Machine Spec Requirements with GLiNER

The Rasa Pro image with pre-downloaded GLiNER model will be larger than the standard Rasa Pro image due to the GLiNER model size. If you are running the Rasa Pro assistant with the GLiNER model in a Docker container, ensure that your machine has sufficient resources to run the model.

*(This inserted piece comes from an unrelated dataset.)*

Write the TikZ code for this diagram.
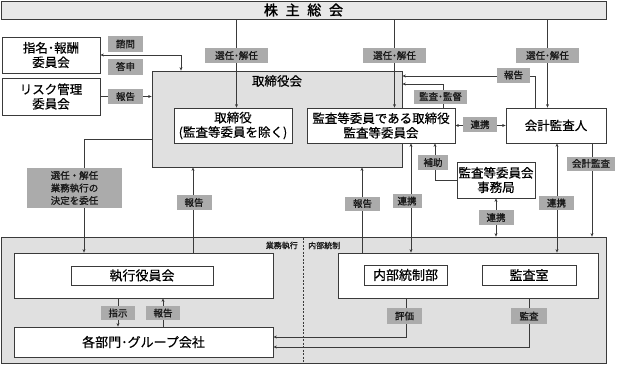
\documentclass[tikz,border=0pt]{standalone}
\usepackage{fontspec}
\setmainfont{Noto Sans CJK JP}[FakeBold=0.5]
\newfontfamily\lblfont{Noto Sans CJK JP}[FakeBold=1.2]
\newfontfamily\topfont{Noto Sans CJK JP}[FakeBold=1.6]
\usetikzlibrary{arrows.meta,calc}
\pgfdeclarelayer{back}
\pgfdeclarelayer{lines}
\pgfsetlayers{back,lines,main}
\definecolor{areagray}{HTML}{E0E0E0}
\definecolor{topgray}{HTML}{E8E8E8}
\definecolor{lblgray}{HTML}{ABABAB}
\definecolor{edge}{HTML}{3A3A3A}
\begin{document}
\begin{tikzpicture}[x=1pt,y=-1pt,
  box/.style={draw=edge, fill=white, line width=0.8pt, inner sep=0pt, align=center,
    font=\fontsize{12.5}{14.5}\selectfont},
  lowbox/.style={box, font=\fontsize{13}{15}\selectfont},
  area/.style={draw=edge, fill=areagray, line width=0.8pt, inner sep=0pt},
  lbl/.style={fill=lblgray, inner sep=0pt, minimum width=35pt, minimum height=15pt,
    align=center, text=black!90, font=\lblfont\fontsize{9.5}{11.5}\selectfont},
  small/.style={inner sep=0pt, font=\lblfont\fontsize{8}{9}\selectfont, text=black!90},
  conn/.style={draw=edge, line width=0.7pt},
  arr/.style={conn, -{Stealth[length=3.5pt,width=3pt]}},
  darr/.style={conn, {Stealth[length=3.5pt,width=3pt]}-{Stealth[length=3.5pt,width=3pt]}}
]
\useasboundingbox (0,0) rectangle (619,365);

% ---------- background areas ----------
\begin{pgfonlayer}{back}
\node[area, fill=topgray, minimum width=605pt, minimum height=18pt] (top) at (303.5,10)
  {\topfont\fontsize{14}{16}\selectfont 株\hspace{0.55em}主\hspace{0.55em}総\hspace{0.55em}会};
\node[area, minimum width=250pt, minimum height=96pt] (board) at (277,119) {};
\node[area, minimum width=605pt, minimum height=126pt] (low) at (303.5,300) {};
\draw[edge, line width=0.7pt, dashed, dash pattern=on 2pt off 1.5pt] (303,237.5) coordinate (dv1) -- (303,362.5) coordinate (dv2);
\end{pgfonlayer}

\node[font=\fontsize{12.5}{14.5}\selectfont, inner sep=0pt] (boardlbl) at (277,81) {取締役会};
\node[small, anchor=east] (gyomu) at (298,245.5) {業務執行};
\node[small, anchor=west] (naibu) at (308,245.5) {内部統制};

% ---------- boxes ----------
\node[box, minimum width=98pt, minimum height=36pt] (nom) at (51,55) {指名･報酬\\委員会};
\node[box, minimum width=98pt, minimum height=37pt] (risk) at (51,96.5) {リスク管理\\委員会};
\node[box, minimum width=118pt, minimum height=35pt] (tor) at (233,125.5) {取締役\\(監査等委員を除く)};
\node[box, minimum width=148pt, minimum height=35pt] (aud) at (381,125.5) {監査等委員である取締役\\監査等委員会};
\node[box, minimum width=100pt, minimum height=35pt] (acc) at (556,125.5) {会計監査人};
\node[box, minimum width=78pt, minimum height=36pt] (jim) at (496,180) {監査等委員会\\事務局};

\node[box, minimum width=259pt, minimum height=45pt] (exo) at (143.5,275.5) {};
\node[lowbox, minimum width=142pt, minimum height=19pt] (exec) at (142,275.5) {執行役員会};
\node[lowbox, minimum width=259pt, minimum height=30pt] (dep) at (143.5,342) {各部門･グループ会社};
\node[box, minimum width=260pt, minimum height=45pt] (ico) at (468,275.5) {};
\node[lowbox, minimum width=83pt, minimum height=20pt] (icd) at (405.5,275) {内部統制部};
\node[lowbox, minimum width=94pt, minimum height=20pt] (kan) at (529,275) {監査室};

% ---------- labels ----------
\node[lbl, minimum height=16pt] (shimon) at (125.5,44) {諮問};
\node[lbl, minimum height=16pt] (toshin) at (125.5,66.5) {答申};
\node[lbl] (rep1) at (125.5,96.5) {報告};
\node[lbl, minimum width=63pt] (sen1) at (236.5,55.5) {選任･解任};
\node[lbl, minimum width=63pt] (sen2) at (394.5,55.5) {選任･解任};
\node[lbl, minimum width=63pt] (sen3) at (547.5,55.5) {選任･解任};
\node[lbl, minimum width=33pt] (rep2) at (513.5,75) {報告};
\node[lbl, minimum width=53pt, minimum height=14pt] (kansatoku) at (440.5,96.5) {監査･監督};
\node[lbl, minimum width=34pt] (ren1) at (480,124.5) {連携};
\node[lbl, minimum width=30pt] (hojo) at (433,162.5) {補助};
\node[lbl, minimum width=48pt, minimum height=14pt] (kaikei) at (591,163.5) {会計監査};
\node[lbl] (ren2) at (496,217.5) {連携};
\node[lbl, minimum height=14pt] (ren3) at (556.5,203) {連携};
\node[lbl, minimum height=14pt] (rep3) at (362.5,203.5) {報告};
\node[lbl, minimum height=14pt, minimum width=29pt] (ren4) at (407,201) {連携};
\node[lbl, minimum width=95pt, minimum height=40pt, font=\lblfont\fontsize{9.5}{12.5}\selectfont] (inin) at (74.5,188) {選任・解任\\業務執行の\\決定を委任};
\node[lbl] (rep4) at (194,202.5) {報告};
\node[lbl, minimum width=34pt, minimum height=14pt] (shiji) at (118,313) {指示};
\node[lbl, minimum width=34pt, minimum height=14pt] (rep5) at (163,313) {報告};
\node[lbl, minimum width=35pt, minimum height=16pt] (hyoka) at (404.5,316) {評価};
\node[lbl, minimum width=36pt, minimum height=16pt] (kansa) at (529,316) {監査};

% ---------- connectors ----------
\begin{pgfonlayer}{lines}
\coordinate (c1) at (181,55);
\coordinate (r1) at (535,76);
\coordinate (k1) at (443,84);
\coordinate (h1) at (435,180);
\coordinate (x592) at (592,200);
\coordinate (x557) at (557,200);
\coordinate (x362) at (362,200);
\coordinate (x411) at (411,200);
\coordinate (d1) at (84,139);
\coordinate (x193) at (193,200);
\coordinate (x118) at (118,310);
\coordinate (x163) at (163,310);
\coordinate (e1) at (406,337);
\coordinate (e2) at (529,347);

\draw[arr] (top.south -| sen1) -- (sen1 |- tor.north);
\draw[arr] (top.south -| sen2) -- (sen2 |- aud.north);
\draw[arr] (top.south -| sen3) -- (sen3 |- acc.north);
\draw[darr] (nom.east) -- (c1) -- (c1 |- board.north);
\draw[arr] (risk.east) -- (board.west |- risk.east);
\draw[arr] (acc.north -| r1) -- (r1) -- (board.east |- r1);
\draw[arr] (aud.north -| k1) -- (k1) -- (board.east |- k1);
\draw[darr] (aud.east) -- (acc.west);
\draw[arr] (jim.west |- h1) -- (h1) -- (h1 |- aud.south);
\draw[darr] (jim.south) -- (jim.south |- low.north);
\draw[arr] (acc.south -| x592) -- (x592 |- low.north);
\draw[darr] (acc.south -| x557) -- (x557 |- ico.north);
\draw[arr] (ico.north -| x362) -- (x362 |- board.south);
\draw[darr] (aud.south -| x411) -- (x411 |- ico.north);
\draw[arr] (board.west |- d1) -- (d1) -- (d1 |- exo.north);
\draw[arr] (exo.north -| x193) -- (x193 |- board.south);
\draw[arr] (exo.south -| x118) -- (x118 |- dep.north);
\draw[arr] (dep.north -| x163) -- (x163 |- exo.south);
\draw[arr] (icd.south -| e1) -- (e1) -- (dep.east |- e1);
\draw[arr] (kan.south -| e2) -- (e2) -- (dep.east |- e2);
\end{pgfonlayer}
\end{tikzpicture}
\end{document}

In addition, if you are running your Rasa Pro assistant with multiple Sanic workers, the GLiNER model will be loaded into memory for each worker and will require additional 1 - 2GB of memory per worker. Ensure to choose your assistant's number of Sanic workers according to the available memory on your machine. For example, a machine with 32GB of RAM can run up to 10 Sanic workers with the GLiNER model loaded in memory.

Environment Variables

You can configure the PII management capability using the following environment variables:

  • USER_CHAT_INACTIVITY_IN_MINUTES: The number of minutes after which the user chat session is considered inactive. Default is 30 minutes. This is used to determine if the session should be processed for PII anonymization or deletion in the tracker store.
  • GLINER_MODEL_PATH: The path to the downloaded GLiNER PII model in your Rasa Pro project.
  • HUGGINGFACE_HUB_CACHE_DIR: The path to the HuggingFace Hub cache directory if defined when downloading the GLiNER model.